■ What is asked: Extract the lines of the material below, beginning with the first and ending with the line that holds "font=dict(size=size, family=FONT, color='black')))". Skip every picture.
---
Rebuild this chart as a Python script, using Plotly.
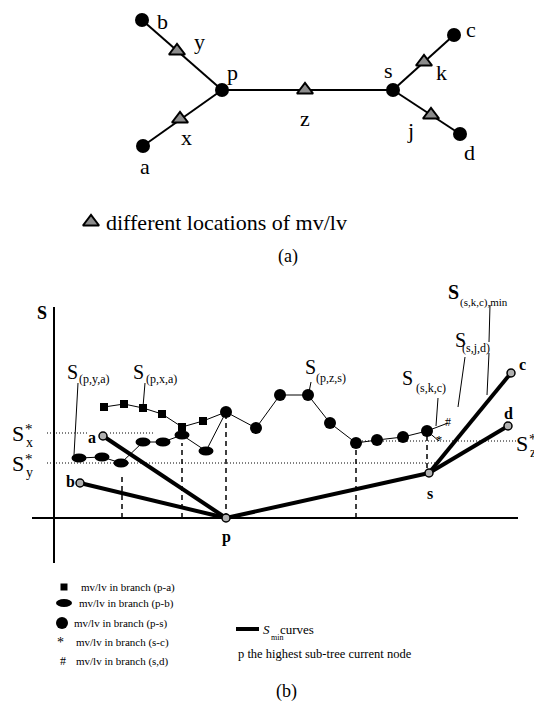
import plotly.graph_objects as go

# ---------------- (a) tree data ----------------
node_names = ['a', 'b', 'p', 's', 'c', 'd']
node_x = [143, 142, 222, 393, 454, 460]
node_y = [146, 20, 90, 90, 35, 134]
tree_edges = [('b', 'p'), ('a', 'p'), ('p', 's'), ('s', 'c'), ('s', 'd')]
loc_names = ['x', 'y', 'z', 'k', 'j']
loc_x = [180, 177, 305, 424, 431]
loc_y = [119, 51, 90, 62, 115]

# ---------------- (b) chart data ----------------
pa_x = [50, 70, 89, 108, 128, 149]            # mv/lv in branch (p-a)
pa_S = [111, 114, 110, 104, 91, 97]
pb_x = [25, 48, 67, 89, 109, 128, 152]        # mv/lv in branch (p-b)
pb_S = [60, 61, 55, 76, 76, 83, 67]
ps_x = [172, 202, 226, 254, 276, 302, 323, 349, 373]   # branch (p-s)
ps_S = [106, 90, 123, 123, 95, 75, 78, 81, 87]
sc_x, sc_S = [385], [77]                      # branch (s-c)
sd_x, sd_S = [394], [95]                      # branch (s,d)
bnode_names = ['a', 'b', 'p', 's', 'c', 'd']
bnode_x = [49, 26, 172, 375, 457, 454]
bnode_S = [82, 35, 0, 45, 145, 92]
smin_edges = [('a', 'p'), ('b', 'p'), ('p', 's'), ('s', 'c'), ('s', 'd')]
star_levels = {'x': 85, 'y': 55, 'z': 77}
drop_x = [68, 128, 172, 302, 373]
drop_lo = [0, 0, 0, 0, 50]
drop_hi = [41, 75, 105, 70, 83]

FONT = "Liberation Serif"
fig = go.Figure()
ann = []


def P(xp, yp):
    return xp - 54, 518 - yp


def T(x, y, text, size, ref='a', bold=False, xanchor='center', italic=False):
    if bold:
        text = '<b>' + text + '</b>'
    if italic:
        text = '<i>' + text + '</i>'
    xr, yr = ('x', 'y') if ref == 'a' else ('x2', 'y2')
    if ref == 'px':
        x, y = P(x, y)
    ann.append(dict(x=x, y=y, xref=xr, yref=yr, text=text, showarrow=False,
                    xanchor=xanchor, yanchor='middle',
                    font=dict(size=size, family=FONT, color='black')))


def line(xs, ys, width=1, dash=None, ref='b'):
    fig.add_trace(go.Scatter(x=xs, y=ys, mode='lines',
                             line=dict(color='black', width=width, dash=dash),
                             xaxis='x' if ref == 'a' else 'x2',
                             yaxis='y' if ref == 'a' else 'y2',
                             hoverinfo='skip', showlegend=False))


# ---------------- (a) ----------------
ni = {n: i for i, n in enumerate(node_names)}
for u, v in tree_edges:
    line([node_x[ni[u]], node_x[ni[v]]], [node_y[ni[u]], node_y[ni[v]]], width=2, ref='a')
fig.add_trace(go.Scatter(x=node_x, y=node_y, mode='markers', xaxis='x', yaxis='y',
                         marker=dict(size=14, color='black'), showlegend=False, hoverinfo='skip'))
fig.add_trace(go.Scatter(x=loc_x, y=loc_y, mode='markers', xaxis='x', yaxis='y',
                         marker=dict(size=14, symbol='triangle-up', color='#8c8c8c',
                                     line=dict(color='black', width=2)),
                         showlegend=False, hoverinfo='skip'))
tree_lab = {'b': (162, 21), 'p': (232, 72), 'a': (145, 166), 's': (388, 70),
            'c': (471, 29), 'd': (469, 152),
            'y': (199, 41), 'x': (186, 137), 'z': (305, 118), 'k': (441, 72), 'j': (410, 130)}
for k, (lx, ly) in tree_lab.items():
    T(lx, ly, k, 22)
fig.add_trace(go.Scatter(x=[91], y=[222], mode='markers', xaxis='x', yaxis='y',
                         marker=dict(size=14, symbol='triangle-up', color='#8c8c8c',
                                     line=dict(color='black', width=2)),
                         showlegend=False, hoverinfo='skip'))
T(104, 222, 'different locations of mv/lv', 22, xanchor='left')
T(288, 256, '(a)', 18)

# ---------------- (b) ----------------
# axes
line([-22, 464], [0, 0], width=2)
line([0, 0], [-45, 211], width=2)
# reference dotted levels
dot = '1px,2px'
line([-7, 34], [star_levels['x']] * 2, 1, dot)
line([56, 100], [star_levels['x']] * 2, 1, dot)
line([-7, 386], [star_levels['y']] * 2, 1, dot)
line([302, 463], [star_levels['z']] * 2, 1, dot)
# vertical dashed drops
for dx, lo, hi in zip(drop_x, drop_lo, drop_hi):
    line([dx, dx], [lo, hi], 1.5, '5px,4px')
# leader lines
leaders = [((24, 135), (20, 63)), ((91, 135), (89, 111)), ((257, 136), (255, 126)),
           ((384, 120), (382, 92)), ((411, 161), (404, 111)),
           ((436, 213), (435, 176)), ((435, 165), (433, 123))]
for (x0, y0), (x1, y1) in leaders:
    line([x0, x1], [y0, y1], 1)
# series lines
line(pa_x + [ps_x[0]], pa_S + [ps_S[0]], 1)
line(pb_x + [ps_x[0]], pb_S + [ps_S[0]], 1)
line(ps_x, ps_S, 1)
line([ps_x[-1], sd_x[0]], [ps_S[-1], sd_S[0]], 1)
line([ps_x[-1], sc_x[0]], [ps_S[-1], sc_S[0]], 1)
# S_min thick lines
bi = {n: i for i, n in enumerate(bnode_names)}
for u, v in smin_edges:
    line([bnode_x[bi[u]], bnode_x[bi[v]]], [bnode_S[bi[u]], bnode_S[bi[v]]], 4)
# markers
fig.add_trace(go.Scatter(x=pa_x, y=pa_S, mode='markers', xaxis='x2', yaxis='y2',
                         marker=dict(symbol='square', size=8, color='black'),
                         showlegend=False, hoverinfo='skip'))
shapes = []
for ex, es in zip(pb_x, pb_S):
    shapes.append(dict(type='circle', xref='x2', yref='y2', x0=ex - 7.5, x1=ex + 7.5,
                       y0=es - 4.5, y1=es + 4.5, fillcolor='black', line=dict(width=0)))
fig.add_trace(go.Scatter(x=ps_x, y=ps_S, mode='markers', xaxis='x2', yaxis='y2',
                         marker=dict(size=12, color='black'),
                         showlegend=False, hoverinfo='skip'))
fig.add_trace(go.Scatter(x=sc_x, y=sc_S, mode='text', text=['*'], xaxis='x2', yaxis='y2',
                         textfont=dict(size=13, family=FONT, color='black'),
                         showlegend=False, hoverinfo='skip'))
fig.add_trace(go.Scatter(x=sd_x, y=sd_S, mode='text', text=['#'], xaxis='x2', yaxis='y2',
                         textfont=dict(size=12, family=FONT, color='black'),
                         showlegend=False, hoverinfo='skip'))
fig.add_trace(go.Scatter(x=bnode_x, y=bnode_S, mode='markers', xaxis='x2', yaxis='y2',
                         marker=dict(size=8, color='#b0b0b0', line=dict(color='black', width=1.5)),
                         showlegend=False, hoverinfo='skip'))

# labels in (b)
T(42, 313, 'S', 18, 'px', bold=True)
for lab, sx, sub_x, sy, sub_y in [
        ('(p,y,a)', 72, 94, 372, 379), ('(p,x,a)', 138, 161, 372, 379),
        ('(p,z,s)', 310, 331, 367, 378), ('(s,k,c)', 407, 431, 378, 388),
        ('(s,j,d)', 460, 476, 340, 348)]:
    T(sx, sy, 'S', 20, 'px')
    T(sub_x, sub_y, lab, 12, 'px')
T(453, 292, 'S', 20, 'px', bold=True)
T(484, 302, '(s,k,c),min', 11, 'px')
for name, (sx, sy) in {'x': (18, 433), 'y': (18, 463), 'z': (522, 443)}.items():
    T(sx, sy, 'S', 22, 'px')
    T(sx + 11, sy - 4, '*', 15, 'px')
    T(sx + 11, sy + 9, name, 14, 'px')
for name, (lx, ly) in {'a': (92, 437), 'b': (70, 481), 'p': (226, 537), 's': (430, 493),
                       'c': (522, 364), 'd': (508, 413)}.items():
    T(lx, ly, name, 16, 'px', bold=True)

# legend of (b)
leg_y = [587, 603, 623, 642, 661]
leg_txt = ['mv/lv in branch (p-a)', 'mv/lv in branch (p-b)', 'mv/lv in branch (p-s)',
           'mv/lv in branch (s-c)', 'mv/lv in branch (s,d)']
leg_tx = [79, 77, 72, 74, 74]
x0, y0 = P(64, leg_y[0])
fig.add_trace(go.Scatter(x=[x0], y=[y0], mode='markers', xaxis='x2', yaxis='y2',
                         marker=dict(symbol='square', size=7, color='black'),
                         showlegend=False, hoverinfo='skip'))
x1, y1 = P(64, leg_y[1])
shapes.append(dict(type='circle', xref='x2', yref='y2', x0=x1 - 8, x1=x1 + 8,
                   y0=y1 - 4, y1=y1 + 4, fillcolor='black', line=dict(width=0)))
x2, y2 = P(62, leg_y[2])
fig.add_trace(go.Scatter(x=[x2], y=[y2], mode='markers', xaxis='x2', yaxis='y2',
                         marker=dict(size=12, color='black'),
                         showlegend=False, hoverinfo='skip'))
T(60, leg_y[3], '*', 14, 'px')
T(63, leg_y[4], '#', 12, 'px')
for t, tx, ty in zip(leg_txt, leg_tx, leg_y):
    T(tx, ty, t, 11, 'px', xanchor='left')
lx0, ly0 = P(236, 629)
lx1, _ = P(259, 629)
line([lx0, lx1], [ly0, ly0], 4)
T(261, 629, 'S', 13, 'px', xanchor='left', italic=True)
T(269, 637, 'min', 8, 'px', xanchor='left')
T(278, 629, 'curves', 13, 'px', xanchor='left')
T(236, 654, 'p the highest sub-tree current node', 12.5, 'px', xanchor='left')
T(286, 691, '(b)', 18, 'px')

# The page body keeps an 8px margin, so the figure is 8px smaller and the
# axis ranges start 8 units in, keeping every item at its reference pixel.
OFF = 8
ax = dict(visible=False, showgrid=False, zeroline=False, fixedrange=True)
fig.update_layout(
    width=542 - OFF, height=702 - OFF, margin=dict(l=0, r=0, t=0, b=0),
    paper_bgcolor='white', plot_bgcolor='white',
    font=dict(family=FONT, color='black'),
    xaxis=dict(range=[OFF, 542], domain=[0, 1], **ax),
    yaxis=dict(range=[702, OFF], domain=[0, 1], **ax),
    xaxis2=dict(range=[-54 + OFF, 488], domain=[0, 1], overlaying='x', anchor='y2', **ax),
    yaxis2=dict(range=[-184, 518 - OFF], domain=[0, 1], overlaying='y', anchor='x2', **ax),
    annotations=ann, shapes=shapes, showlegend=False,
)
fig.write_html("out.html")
---
■ Output for this task:
Rebuild this chart as a Python script, using Plotly.
import plotly.graph_objects as go

# ---------------- (a) tree data ----------------
node_names = ['a', 'b', 'p', 's', 'c', 'd']
node_x = [143, 142, 222, 393, 454, 460]
node_y = [146, 20, 90, 90, 35, 134]
tree_edges = [('b', 'p'), ('a', 'p'), ('p', 's'), ('s', 'c'), ('s', 'd')]
loc_names = ['x', 'y', 'z', 'k', 'j']
loc_x = [180, 177, 305, 424, 431]
loc_y = [119, 51, 90, 62, 115]

# ---------------- (b) chart data ----------------
pa_x = [50, 70, 89, 108, 128, 149]            # mv/lv in branch (p-a)
pa_S = [111, 114, 110, 104, 91, 97]
pb_x = [25, 48, 67, 89, 109, 128, 152]        # mv/lv in branch (p-b)
pb_S = [60, 61, 55, 76, 76, 83, 67]
ps_x = [172, 202, 226, 254, 276, 302, 323, 349, 373]   # branch (p-s)
ps_S = [106, 90, 123, 123, 95, 75, 78, 81, 87]
sc_x, sc_S = [385], [77]                      # branch (s-c)
sd_x, sd_S = [394], [95]                      # branch (s,d)
bnode_names = ['a', 'b', 'p', 's', 'c', 'd']
bnode_x = [49, 26, 172, 375, 457, 454]
bnode_S = [82, 35, 0, 45, 145, 92]
smin_edges = [('a', 'p'), ('b', 'p'), ('p', 's'), ('s', 'c'), ('s', 'd')]
star_levels = {'x': 85, 'y': 55, 'z': 77}
drop_x = [68, 128, 172, 302, 373]
drop_lo = [0, 0, 0, 0, 50]
drop_hi = [41, 75, 105, 70, 83]

FONT = "Liberation Serif"
fig = go.Figure()
ann = []


def P(xp, yp):
    return xp - 54, 518 - yp


def T(x, y, text, size, ref='a', bold=False, xanchor='center', italic=False):
    if bold:
        text = '<b>' + text + '</b>'
    if italic:
        text = '<i>' + text + '</i>'
    xr, yr = ('x', 'y') if ref == 'a' else ('x2', 'y2')
    if ref == 'px':
        x, y = P(x, y)
    ann.append(dict(x=x, y=y, xref=xr, yref=yr, text=text, showarrow=False,
                    xanchor=xanchor, yanchor='middle',
                    font=dict(size=size, family=FONT, color='black')))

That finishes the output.